Within the Indian constitutional vocabulary these mechanics are concrete. Asymmetric federalism is delivered through devices such as the Sixth Schedule, which establishes Autonomous District Councils in Assam, Meghalaya, Tripura and Mizoram with powers over land, forests and customary law, and through Article 371 and its sub-clauses granting special provisions to Nagaland (371A), Mizoram (371G), Manipur, Sikkim (371F) and others. Article 244A permits an autonomous state within Assam. Secession, by contrast, is foreclosed: the 1963 Sixteenth Amendment inserted an oath against secession, and the Supreme Court has treated the unity and integrity of India as part of the basic structure. The Indian model thus channels regional grievance toward autonomy as the constitutional safety valve while criminalising secessionist agitation.
Named contemporary instances illustrate the spectrum. The Mizo National Front's secessionist insurgency, launched in 1966, was resolved by the Mizoram Peace Accord of 1986, which converted the demand into statehood and Article 371G autonomy. The Bodoland Territorial Council, created under the Sixth Schedule following the 2003 accord and expanded by the 2020 Bodo Accord signed in New Delhi, exemplifies autonomy substituting for the original Bodoland statehood and secession demands. Internationally, Scotland's 2014 independence referendum, authorised by the Edinburgh Agreement of 2012 between Westminster and Holyrood, was a lawful secession process that failed, leaving devolution intact; Catalonia's October 2017 unilateral referendum, declared illegal by Spain's Constitutional Court, triggered Article 155 direct rule. South Sudan's 2011 referendum and subsequent admission to the UN remains the clearest recent successful secession.
Secession and autonomy must be distinguished from the adjacent concepts of regionalism, devolution and federalism proper. Regionalism is a broad assertion of distinct regional identity and interest that may express itself as a demand for a separate state within the federation (a reorganisation demand, such as Telangana before 2014), for autonomy, or, at its sharpest edge, for secession; it is the sentiment, not the legal claim. Devolution is the transfer of powers from a central authority to subnational units within a unitary state, whereas federalism is a constitutionally entrenched division of sovereignty between levels of government. Autonomy can be granted within either a federal or a unitary order; secession alone repudiates the order entirely. Confusing a statehood demand within the federation with secession from it is a common analytical error.
Edge cases and controversies persist. The "remedial secession" thesis—that a people subjected to extreme oppression and denied internal self-determination acquires a right to secede—was raised but not endorsed in the Canadian Supreme Court's 1998 Reference re Secession of Quebec, which held that no unilateral right exists under either domestic or international law and that a clear referendum result obliges good-faith negotiation. The International Court of Justice's 2010 advisory opinion on Kosovo found that the declaration of independence did not violate international law without affirming any general right to secede, leaving the secession-versus-autonomy boundary deliberately ambiguous. In India, debates over the dilution of Jammu and Kashmir's autonomy through the abrogation of Article 370 in August 2019 reframed an autonomy arrangement as ordinary statehood-to-union-territory reorganisation.

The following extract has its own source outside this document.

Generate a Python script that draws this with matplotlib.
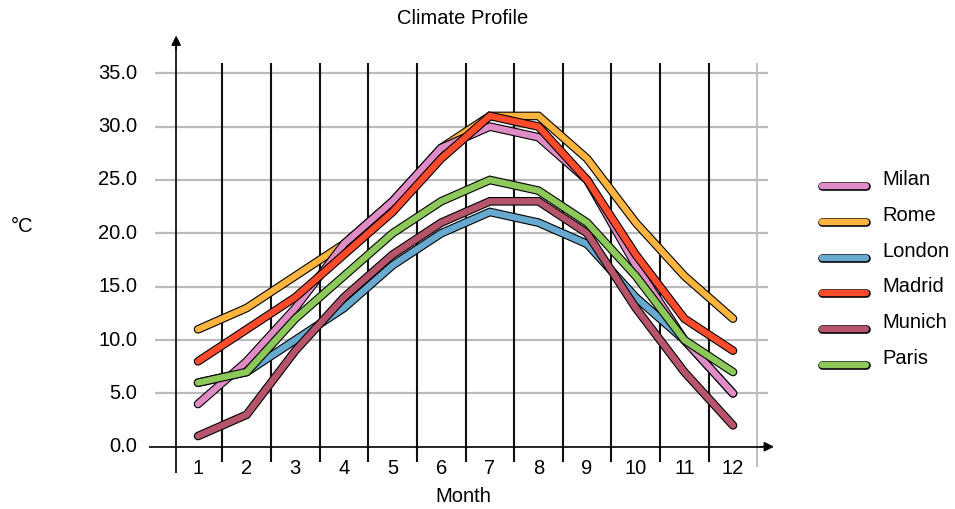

For the working practitioner—the desk officer, the analyst, the negotiator—the distinction is operationally decisive. It determines which legal regime applies, whether recognition policy or domestic constitutional accommodation is the relevant lever, and what counts as a settlement. Diplomats calibrate engagement differently with a secessionist movement than with an autonomy-seeking party, because supporting the former implicates non-interference norms and may rupture relations with the parent state. For UPSC General Studies aspirants, mastering the gradation from regionalism through autonomy to secession—and the constitutional instruments that convert one into another—is essential to analysing Indian federalism, internal security and the politics of identity.
Example
In 2020 the Government of India signed the Bodo Accord in New Delhi, converting the Bodoland statehood and earlier secessionist demands into an expanded autonomous Bodoland Territorial Region under the Sixth Schedule.
Frequently asked questions
Secession transfers sovereignty by creating a new independent state, dissolving the bond of nationality with the parent state. Autonomy redistributes powers of self-governance within the existing state, leaving its territorial integrity and ultimate sovereignty intact. International law treats them as the external and internal dimensions of self-determination respectively.